Rajah Shehadeh
International Herald Tribune (Blog)
May 3, 2012 - 12:00am
http://latitude.blogs.nytimes.com/2012/05/03/israels-progress-with-settlements-i...


BEIT IJZA, West Bank — One of the first statements under oath that I took for Al Haq, a human rights organization I helped establish, was from Sabri Garaib, a farmer from Beit Ijza, a Palestinian village ten miles northwest of Jerusalem. I remember sitting on the porch of his house overlooking the garden and the low, undulating hills planted with wheat and barley that spread out on all sides. All 112 acres, I was told, were in danger of being expropriated by the new Jewish settlement of Givon Hahadasha.

It was 1982. In the many years since then Sabri repeatedly fought the settlers in order to hold on to his land. He would go to the Military Objection Committee to counter claims challenging his ownership. He would appeal to the Israeli high court, using every recourse available. He would go to jail for fighting off settlers who tried to stop him from farming or for removing fences they’d put up. But the settlement kept growing all around his house, claiming his land one acre at a time.

Sabri died on April 18. He was 73. It had been several years since I’d gone to his house, and when I visited recently to pay my condolences to his family I was appalled by what I saw. The house was hemmed in on three sides, with only a few yards of space left for a garden between the house and a gigantic steel fence. To get to the front door, I had to pass through a metal gate that is operated from the army camp nearby and walk down a narrow walkway lined with more steel fencing. Two cameras placed by the army monitor all movement through the gate.

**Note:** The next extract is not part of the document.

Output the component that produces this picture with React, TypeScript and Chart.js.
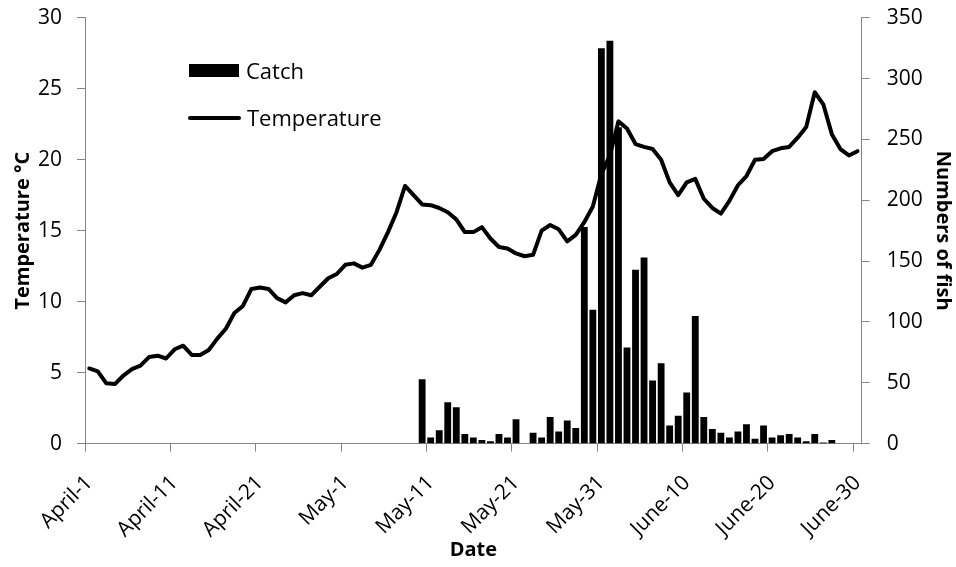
import React, { useEffect, useRef } from "react";
import { Chart, registerables } from "chart.js";

Chart.register(...registerables);

// ---- data ----
const months: [string, number][] = [
  ["April", 30],
  ["May", 31],
  ["June", 30],
];
const categories: string[] = months.flatMap(([m, n]) =>
  Array.from({ length: n }, (_, d) => `${m}-${d + 1}`)
);

const tickLabels: string[] = [
  "April-1",
  "April-11",
  "April-21",
  "May-1",
  "May-11",
  "May-21",
  "May-31",
  "June-10",
  "June-20",
  "June-30",
];

// Temperature (°C), April 1 .. June 30
const temperature: number[] = [
  5.3, 5.1, 4.25, 4.2, 4.8, 5.25, 5.5, 6.1, 6.2, 6.0,
  6.65, 6.9, 6.25, 6.25, 6.6, 7.4, 8.1, 9.2, 9.7, 10.9,
  11.0, 10.9, 10.25, 9.95, 10.45, 10.6, 10.45, 11.05, 11.65, 11.95,
  12.6, 12.7, 12.4, 12.6, 13.65, 14.9, 16.3, 18.15, 17.5, 16.85,
  16.8, 16.6, 16.3, 15.8, 14.9, 14.9, 15.25, 14.45, 13.85, 13.75,
  13.4, 13.2, 13.3, 15.0, 15.4, 15.1, 14.25, 14.7, 15.6, 16.7,
  19.0, 20.3, 22.7, 22.2, 21.1, 20.9, 20.75, 20.0, 18.4, 17.5,
  18.4, 18.65, 17.25, 16.6, 16.2, 17.1, 18.2, 18.85, 20.0, 20.05,
  20.6, 20.8, 20.9, 21.55, 22.3, 24.75, 23.9, 21.8, 20.75, 20.3,
  20.6,
];

// Catch (numbers of fish), April 1 .. June 30
const catchFish: number[] = [
  0, 0, 0, 0, 0, 0, 0, 0, 0, 0,
  0, 0, 0, 0, 0, 0, 0, 0, 0, 0,
  0, 0, 0, 0, 0, 0, 0, 0, 0, 0,
  0, 0, 0, 0, 0, 0, 0, 0, 0, 53,
  5, 11, 34, 30, 8, 5, 3, 2, 8, 5,
  20, 0, 9, 5, 22, 10, 19, 13, 178, 110,
  325, 331, 260, 79, 143, 153, 52, 66, 15, 23,
  42, 105, 22, 12, 9, 5, 10, 16, 4, 15,
  5, 7, 8, 5, 2, 8, 1, 3, 0, 0,
  0,
];

const FONT = "'Open Sans', 'DejaVu Sans', sans-serif";
const AXIS_GREY = "#868686";

const legendPlugin = {
  id: "insideLegend",
  afterDraw(chart: any) {
    const ctx = chart.ctx as CanvasRenderingContext2D;
    ctx.save();
    ctx.fillStyle = "#000";
    ctx.fillRect(189, 64, 50, 13);
    ctx.strokeStyle = "#000";
    ctx.lineWidth = 4;
    ctx.lineCap = "round";
    ctx.beginPath();
    ctx.moveTo(190, 118);
    ctx.lineTo(239, 118);
    ctx.stroke();
    ctx.font = `22px ${FONT}`;
    ctx.textBaseline = "alphabetic";
    ctx.textAlign = "left";
    ctx.fillText(chart.data.datasets[0].label, 246, 78.5);
    ctx.fillText(chart.data.datasets[1].label, 247, 126);
    ctx.restore();
  },
};

export default function App() {
  const ref = useRef<HTMLCanvasElement | null>(null);

  useEffect(() => {
    if (!ref.current) return;
    const chart = new Chart(ref.current, {
      type: "bar",
      data: {
        labels: categories,
        datasets: [
          {
            type: "bar",
            label: "Catch",
            data: catchFish,
            yAxisID: "y1",
            backgroundColor: "#000",
            borderWidth: 0,
            barPercentage: 0.8,
            categoryPercentage: 1,
            order: 0,
          } as any,
          {
            type: "line",
            label: "Temperature",
            data: temperature,
            yAxisID: "y",
            borderColor: "#000",
            backgroundColor: "#000",
            borderWidth: 4,
            pointRadius: 0,
            tension: 0,
            borderJoinStyle: "round",
            borderCapStyle: "round",
            order: 1,
          } as any,
        ],
      },
      options: {
        responsive: false,
        animation: false,
        devicePixelRatio: 1,
        layout: { padding: { top: 17.7, left: 0, right: 0, bottom: 0 } },
        plugins: {
          legend: { display: false },
          tooltip: { enabled: false },
        },
        scales: {
          x: {
            type: "category",
            offset: true,
            grid: {
              offset: true,
              drawOnChartArea: false,
              drawTicks: true,
              tickLength: 8,
              tickColor: (c: any) =>
                typeof c.index === "number" && c.index % 10 === 0
                  ? AXIS_GREY
                  : "rgba(0,0,0,0)",
            },
            border: { color: AXIS_GREY, width: 1 },
            ticks: {
              autoSkip: false,
              minRotation: 45,
              maxRotation: 45,
              padding: 19,
              color: "#000",
              font: { family: FONT, size: 21 },
              callback: (_v: any, i: number) =>
                i % 10 === 0 ? tickLabels[i / 10] ?? "" : "",
            },
            title: {
              display: true,
              text: "Date",
              color: "#000",
              font: { family: FONT, size: 20, weight: "bold" },
              padding: { top: 0, bottom: 5 },
            },
            afterFit: (s: any) => {
              s.height = 123.3;
              s.paddingLeft = 0;
              s.paddingRight = 0;
            },
          } as any,
          y: {
            position: "left",
            min: 0,
            max: 30,
            grid: {
              drawOnChartArea: false,
              tickLength: 8,
              tickColor: AXIS_GREY,
            },
            border: { color: AXIS_GREY, width: 1 },
            ticks: {
              stepSize: 5,
              padding: 15,
              color: "#000",
              font: { family: FONT, size: 21 },
            },
            title: {
              display: true,
              text: "Temperature °C",
              color: "#000",
              font: { family: FONT, size: 20, weight: "bold" },
              padding: { top: 11, bottom: 0 },
            },
            afterFit: (s: any) => {
              s.width = 85;
              s.paddingTop = 0;
              s.paddingBottom = 0;
            },
          } as any,
          y1: {
            position: "right",
            min: 0,
            max: 350,
            grid: {
              drawOnChartArea: false,
              tickLength: 8,
              tickColor: AXIS_GREY,
            },
            border: { color: AXIS_GREY, width: 1 },
            ticks: {
              stepSize: 50,
              padding: 17,
              color: "#000",
              font: { family: FONT, size: 21 },
            },
            title: {
              display: true,
              text: "Numbers of fish",
              color: "#000",
              font: { family: FONT, size: 20, weight: "bold" },
              padding: { top: 1, bottom: 0 },
            },
            afterFit: (s: any) => {
              s.width = 94.3;
              s.paddingTop = 0;
              s.paddingBottom = 0;
            },
          } as any,
        },
      },
      plugins: [legendPlugin],
    });
    return () => chart.destroy();
  }, []);

  return (
    <div
      style={{
        position: "fixed",
        left: 0,
        top: 0,
        width: 956,
        height: 567,
        background: "#fff",
      }}
    >
      <canvas
        ref={ref}
        width={956}
        height={567}
        style={{ width: 956, height: 567, display: "block" }}
      />
    </div>
  );
}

Sabri never expressed political views. He had inherited this land from his father and as an only child was determined to pass it on to his 10 sons. This emboldened him. A short stocky man with piercing dark eyes, he would force his way into whatever government office and declare: “I am Sabri and this is what I need.”

He ended up doing better than most. He did lose much of his farmland, but he kept his house. And the last battle he fought, he won. He had opposed the planned construction of the a separation wall, which would have placed his house on the side of the settlement and separated it from his village and the homes of his sons. The wall did get built but along a different path.

For me, Sabri’s death marks the end of an era when it was possible to believe that law could save Palestinian land from Jewish settlers. An Israeli court would never enforce the principle of international law that says all settlements built in the occupied West Bank are illegal. But at first Israel justified its settlement projects by claiming to be using only public land, and we thought we could safeguard the homes and fields of some Palestinians by proving they were privately owned.

But no. An official Israeli government study published in March 2005, the Sasson Report, revealed that at least 150 communities in the West Bank were established with no permits or incomplete ones. And the very government that commissioned the study has taken no corrective action. A 2007 report by the Israeli NGO Peace Now found that 24 percent of the land on which settlements stand is privately owned by Palestinians.

After I left Sabri’s house, I drove back to Ramallah, riding through tunnels burrowed under the highways that connect Jewish settlements to the rest of Israel. There’s no escaping the new geography of this land, I thought.

And then another thought struck, perhaps one even bleaker. Israel may have won the battle of settling into the West Bank, but it has lost the war of making peace with its closest neighbors, the Palestinians. And they are Israel’s only hope of gaining acceptance in the Middle East.